Matas Vaitkevicius
Matas Vaitkevicius

Reputation: 61401

Why does one need to write fault tolerant applications when building on cloud infrastructure?

I got this interview question today 'Why do you need to write fault tolerant applications when building on cloud infrastructure?'
I answered: They are hard to debug and hard to fix, so they better be very well tested and robust. Data in database can get changed between subsequent reads (there is no state server), and there are just to many things that can fail in-between, so one has to 'prepare' for unexpected.

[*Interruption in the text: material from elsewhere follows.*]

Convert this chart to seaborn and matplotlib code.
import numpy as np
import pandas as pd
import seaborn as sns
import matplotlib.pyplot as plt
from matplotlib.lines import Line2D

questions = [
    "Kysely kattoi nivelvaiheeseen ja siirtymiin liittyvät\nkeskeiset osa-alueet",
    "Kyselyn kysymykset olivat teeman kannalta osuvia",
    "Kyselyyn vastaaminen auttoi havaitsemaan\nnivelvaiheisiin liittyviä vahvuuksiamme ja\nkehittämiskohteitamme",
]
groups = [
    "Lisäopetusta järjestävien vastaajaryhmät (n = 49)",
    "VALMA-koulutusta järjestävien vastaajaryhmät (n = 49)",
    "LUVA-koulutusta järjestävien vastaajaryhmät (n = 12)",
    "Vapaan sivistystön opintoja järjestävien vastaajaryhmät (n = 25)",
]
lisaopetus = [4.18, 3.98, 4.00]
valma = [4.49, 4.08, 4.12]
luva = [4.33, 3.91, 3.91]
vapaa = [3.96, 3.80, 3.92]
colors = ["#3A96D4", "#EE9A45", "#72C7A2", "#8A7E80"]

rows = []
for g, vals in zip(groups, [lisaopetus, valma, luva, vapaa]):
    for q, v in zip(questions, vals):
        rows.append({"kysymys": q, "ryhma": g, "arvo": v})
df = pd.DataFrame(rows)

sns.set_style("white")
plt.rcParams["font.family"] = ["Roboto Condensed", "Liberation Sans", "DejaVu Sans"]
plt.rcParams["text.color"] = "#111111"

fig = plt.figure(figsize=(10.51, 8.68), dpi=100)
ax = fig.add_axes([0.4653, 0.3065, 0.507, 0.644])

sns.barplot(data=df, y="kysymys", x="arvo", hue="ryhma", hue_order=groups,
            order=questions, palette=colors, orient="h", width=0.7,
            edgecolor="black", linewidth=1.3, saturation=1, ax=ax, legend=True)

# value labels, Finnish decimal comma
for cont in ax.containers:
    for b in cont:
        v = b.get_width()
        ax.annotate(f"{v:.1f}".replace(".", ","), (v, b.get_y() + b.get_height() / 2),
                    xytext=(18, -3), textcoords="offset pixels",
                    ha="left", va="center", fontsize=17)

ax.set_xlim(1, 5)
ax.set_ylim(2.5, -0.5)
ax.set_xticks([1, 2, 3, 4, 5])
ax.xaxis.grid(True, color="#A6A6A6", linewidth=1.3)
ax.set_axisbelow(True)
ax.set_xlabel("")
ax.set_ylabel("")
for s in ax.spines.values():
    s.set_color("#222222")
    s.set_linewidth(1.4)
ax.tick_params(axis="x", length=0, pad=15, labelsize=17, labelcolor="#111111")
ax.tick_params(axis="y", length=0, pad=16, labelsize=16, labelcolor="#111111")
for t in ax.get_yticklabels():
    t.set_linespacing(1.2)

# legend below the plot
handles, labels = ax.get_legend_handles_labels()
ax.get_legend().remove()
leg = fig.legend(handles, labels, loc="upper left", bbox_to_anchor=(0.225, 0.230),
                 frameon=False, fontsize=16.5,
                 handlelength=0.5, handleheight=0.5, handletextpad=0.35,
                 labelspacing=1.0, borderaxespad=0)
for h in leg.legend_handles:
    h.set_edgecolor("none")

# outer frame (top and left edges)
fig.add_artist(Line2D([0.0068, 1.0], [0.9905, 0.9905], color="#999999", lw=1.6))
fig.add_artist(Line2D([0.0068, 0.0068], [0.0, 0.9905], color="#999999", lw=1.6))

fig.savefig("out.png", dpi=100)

Have I answered it correctly and did I miss anything?

Upvotes: 0

Views: 260

Answers (1)

Mick
Mick

Reputation: 25471

I don't think it was a particularly good question.

They were possibly thinking of some cloud based systems, typically large scale, which have many separate components often running on separate hardware, and you would not want some task running over, for example, 1000 servers to stop simply because of a fault or HW failure on one of the servers.

The greater the number of servers the greater the statistical chance of one of them failing during any given 'run' so they were possibly trying to tease this out, and get you to say that the overall system should 'tolerate' a failure of one or more individual servers.

However, there are many small non-critical websites/blogs/web apps which also run on cloud infrastructure and which may not require, or justify the expense of, a focus on fault tolerance.

Similarly, there are plenty of non-cloud applications which should have fault tolerance as a key part of the design considerations. For example a pacemaker, or a car airbag controller, even though they are not running in the cloud (I hope...).